Work to do =
Write out all lines holding the word "this".

◆ ◆ ◆

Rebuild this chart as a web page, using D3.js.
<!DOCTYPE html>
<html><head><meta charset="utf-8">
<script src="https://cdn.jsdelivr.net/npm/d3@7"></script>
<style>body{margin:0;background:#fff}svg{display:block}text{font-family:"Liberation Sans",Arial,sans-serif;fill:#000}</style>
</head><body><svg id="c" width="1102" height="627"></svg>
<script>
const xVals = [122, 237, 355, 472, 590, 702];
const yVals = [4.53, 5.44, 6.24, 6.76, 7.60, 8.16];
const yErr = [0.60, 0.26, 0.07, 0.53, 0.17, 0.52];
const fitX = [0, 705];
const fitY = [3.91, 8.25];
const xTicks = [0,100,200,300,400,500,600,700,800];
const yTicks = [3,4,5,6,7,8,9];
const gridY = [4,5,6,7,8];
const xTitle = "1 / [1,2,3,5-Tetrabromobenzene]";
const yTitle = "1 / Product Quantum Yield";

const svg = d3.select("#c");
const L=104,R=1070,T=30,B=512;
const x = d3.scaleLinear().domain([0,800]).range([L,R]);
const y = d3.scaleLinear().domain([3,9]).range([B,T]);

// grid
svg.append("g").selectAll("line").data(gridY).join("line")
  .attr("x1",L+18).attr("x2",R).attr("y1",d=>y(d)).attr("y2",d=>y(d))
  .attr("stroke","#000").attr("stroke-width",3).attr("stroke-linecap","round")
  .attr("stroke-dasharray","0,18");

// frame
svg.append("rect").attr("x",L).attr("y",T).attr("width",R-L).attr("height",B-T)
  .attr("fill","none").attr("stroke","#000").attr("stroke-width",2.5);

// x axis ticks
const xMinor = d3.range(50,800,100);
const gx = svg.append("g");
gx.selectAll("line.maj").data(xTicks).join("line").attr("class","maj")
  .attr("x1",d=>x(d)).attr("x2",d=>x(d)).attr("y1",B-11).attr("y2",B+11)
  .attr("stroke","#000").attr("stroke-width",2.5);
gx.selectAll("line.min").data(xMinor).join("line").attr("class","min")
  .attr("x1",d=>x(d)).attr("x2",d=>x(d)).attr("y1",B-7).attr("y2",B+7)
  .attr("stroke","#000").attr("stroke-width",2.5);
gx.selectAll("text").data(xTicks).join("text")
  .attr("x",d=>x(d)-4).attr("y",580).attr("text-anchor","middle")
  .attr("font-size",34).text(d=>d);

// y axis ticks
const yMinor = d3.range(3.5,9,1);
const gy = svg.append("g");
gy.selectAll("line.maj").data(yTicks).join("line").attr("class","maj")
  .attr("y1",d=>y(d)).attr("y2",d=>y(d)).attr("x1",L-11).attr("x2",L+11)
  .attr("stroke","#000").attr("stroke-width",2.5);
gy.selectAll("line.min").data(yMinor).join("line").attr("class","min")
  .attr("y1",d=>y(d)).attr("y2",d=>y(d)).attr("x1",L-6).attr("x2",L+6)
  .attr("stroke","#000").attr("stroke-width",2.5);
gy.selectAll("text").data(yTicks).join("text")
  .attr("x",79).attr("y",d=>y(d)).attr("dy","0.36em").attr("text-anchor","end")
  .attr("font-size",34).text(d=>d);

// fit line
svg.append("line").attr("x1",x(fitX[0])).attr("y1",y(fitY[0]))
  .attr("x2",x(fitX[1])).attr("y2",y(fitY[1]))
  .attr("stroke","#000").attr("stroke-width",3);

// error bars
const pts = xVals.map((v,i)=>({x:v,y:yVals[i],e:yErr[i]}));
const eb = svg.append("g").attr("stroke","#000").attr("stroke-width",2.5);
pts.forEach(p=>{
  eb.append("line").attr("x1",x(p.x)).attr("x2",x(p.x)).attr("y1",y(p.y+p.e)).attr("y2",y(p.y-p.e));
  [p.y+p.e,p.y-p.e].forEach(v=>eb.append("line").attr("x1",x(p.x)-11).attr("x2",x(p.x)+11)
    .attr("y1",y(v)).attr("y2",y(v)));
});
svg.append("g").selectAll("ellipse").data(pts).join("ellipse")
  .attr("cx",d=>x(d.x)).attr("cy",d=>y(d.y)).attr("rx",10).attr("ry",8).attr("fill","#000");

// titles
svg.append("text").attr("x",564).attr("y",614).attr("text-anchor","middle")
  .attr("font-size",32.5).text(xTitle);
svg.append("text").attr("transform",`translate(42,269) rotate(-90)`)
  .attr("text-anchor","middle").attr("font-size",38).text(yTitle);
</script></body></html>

◆ ◆ ◆

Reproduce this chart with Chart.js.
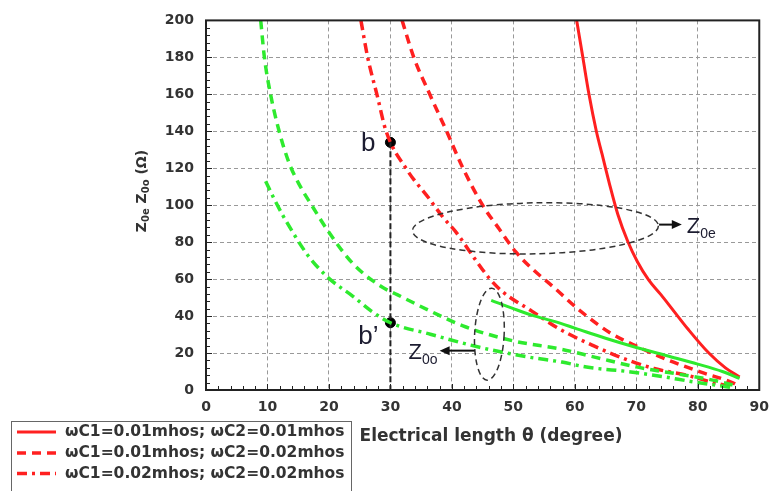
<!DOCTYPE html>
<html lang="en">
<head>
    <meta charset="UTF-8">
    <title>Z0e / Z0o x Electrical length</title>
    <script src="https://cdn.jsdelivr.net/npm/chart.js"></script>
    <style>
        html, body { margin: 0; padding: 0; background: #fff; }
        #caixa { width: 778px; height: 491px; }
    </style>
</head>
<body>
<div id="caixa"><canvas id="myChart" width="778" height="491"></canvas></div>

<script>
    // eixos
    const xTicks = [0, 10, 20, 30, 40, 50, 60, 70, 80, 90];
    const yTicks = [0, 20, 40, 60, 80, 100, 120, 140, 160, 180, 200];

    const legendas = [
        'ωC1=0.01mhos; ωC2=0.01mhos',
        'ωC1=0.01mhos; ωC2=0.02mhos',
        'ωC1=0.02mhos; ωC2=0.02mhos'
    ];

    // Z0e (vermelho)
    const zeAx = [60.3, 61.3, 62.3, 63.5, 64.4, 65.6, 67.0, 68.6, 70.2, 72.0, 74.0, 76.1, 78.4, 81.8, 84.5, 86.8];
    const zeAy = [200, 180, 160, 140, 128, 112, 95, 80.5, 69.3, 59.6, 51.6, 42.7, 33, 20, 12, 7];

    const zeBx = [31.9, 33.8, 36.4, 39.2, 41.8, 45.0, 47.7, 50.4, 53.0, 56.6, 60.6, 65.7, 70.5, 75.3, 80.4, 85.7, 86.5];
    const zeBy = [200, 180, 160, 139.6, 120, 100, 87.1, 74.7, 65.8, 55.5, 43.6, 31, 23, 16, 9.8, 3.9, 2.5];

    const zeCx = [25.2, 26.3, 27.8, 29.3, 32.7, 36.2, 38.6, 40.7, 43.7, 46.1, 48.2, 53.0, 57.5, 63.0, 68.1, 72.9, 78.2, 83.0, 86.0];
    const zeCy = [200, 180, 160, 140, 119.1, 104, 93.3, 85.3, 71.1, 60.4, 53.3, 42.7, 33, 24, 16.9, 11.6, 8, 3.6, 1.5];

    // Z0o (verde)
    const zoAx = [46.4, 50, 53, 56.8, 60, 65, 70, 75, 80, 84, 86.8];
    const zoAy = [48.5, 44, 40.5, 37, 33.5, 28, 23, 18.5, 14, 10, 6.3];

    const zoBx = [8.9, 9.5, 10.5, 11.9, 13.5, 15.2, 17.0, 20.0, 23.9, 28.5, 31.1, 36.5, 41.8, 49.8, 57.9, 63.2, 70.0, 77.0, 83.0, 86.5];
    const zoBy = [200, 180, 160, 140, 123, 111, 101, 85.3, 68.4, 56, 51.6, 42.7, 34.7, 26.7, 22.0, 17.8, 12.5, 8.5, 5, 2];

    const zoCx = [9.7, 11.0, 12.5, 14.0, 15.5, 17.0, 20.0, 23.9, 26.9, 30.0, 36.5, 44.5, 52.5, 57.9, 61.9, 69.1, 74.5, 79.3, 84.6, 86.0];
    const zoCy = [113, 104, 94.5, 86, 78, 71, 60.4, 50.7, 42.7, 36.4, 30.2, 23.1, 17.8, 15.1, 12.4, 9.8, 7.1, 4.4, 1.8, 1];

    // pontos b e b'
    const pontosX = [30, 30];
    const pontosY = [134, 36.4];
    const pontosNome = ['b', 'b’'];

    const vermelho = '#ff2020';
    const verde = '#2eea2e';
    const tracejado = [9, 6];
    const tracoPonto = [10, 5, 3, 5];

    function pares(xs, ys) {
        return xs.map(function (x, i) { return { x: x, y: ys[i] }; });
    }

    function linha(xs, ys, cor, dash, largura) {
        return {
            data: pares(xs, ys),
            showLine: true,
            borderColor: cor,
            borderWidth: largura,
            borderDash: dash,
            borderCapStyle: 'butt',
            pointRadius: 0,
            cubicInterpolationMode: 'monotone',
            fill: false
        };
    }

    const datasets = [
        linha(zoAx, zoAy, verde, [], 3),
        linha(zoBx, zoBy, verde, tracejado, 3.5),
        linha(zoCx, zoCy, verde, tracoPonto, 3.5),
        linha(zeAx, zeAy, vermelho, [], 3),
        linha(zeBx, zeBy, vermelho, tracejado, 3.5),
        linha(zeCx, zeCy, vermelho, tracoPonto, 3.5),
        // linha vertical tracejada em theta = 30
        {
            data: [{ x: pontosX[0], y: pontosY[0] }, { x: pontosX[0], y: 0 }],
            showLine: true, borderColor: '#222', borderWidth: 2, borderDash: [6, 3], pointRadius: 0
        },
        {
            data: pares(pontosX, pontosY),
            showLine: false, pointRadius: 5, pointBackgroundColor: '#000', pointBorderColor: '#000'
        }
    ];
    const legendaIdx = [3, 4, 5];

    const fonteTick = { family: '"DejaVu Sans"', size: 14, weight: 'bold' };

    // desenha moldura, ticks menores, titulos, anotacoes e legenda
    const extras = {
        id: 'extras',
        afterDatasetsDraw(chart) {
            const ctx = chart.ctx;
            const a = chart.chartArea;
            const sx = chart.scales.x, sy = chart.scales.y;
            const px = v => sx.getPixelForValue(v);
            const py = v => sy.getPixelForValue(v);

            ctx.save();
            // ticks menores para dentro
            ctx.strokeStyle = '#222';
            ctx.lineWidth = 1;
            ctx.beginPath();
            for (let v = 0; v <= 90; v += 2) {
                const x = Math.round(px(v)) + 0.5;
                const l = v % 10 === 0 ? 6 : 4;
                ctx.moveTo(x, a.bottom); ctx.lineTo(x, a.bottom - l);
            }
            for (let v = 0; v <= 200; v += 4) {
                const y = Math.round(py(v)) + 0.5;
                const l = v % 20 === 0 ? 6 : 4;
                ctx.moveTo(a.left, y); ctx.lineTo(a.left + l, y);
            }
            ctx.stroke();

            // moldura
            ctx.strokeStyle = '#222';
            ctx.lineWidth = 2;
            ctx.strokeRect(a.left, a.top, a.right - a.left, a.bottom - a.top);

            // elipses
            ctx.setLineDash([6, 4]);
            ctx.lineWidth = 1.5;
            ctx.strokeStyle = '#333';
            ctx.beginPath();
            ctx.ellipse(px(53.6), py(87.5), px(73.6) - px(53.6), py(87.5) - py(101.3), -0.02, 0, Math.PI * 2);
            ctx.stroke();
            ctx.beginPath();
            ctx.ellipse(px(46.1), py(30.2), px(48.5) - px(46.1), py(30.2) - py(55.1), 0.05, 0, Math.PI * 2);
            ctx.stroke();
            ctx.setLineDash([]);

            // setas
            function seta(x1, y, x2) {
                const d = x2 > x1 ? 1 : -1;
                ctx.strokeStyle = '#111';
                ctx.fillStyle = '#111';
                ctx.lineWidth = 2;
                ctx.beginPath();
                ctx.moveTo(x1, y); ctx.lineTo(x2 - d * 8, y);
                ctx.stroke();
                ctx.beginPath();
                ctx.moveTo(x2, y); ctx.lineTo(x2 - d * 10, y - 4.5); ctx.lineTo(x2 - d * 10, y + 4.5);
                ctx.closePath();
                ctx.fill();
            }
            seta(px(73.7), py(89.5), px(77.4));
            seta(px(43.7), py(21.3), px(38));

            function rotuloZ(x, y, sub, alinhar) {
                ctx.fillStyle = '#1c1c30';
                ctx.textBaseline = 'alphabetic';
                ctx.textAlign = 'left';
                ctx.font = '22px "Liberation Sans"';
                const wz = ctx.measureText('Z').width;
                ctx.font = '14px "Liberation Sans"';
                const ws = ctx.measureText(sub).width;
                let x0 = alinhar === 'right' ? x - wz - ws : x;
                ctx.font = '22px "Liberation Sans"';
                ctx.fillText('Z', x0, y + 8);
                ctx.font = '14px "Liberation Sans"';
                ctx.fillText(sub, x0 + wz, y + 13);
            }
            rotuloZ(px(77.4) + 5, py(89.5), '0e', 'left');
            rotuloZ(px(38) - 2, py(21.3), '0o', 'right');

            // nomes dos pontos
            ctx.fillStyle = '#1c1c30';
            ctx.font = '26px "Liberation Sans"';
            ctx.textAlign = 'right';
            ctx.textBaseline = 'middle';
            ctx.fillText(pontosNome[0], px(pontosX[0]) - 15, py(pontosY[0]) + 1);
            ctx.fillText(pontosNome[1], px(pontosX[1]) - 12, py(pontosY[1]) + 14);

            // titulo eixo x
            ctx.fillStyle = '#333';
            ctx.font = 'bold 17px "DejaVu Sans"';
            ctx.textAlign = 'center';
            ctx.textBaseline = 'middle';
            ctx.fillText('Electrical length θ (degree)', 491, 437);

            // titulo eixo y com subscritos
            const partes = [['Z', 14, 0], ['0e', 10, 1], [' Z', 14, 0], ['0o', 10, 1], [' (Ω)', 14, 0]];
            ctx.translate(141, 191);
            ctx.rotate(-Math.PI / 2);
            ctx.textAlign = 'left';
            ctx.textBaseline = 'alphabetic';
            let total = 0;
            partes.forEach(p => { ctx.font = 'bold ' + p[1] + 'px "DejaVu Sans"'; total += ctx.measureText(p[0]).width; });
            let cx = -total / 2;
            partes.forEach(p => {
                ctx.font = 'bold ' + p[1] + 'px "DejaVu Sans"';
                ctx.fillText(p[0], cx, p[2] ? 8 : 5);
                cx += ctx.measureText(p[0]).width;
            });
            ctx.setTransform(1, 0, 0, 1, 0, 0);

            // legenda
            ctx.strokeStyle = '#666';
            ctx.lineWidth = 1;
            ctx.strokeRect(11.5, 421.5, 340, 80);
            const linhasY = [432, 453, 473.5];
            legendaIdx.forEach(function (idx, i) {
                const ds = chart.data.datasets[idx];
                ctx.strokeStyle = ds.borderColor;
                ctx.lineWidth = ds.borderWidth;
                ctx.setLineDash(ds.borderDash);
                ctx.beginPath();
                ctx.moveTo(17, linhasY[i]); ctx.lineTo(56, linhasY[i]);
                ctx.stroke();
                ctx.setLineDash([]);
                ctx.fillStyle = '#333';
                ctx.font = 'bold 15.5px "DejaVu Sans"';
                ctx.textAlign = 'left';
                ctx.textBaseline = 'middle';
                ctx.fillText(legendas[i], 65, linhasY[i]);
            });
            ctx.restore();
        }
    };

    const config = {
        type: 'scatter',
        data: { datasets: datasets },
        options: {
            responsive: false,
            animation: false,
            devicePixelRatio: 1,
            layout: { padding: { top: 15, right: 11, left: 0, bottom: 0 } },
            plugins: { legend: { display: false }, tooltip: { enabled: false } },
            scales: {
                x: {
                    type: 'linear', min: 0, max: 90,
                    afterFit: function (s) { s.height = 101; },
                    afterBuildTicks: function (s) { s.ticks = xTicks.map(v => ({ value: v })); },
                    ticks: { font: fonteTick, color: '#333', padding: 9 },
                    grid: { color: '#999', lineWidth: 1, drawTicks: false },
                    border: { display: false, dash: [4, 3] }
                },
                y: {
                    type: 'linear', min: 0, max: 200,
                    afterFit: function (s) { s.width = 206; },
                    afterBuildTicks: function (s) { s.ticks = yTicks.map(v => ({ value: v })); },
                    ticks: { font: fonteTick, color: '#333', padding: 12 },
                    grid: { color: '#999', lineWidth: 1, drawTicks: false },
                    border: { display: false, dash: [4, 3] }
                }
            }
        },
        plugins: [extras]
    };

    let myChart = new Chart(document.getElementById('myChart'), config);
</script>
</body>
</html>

◆ ◆ ◆

Answer below =
Rebuild this chart as a web page, using D3.js.
Reproduce this chart with Chart.js.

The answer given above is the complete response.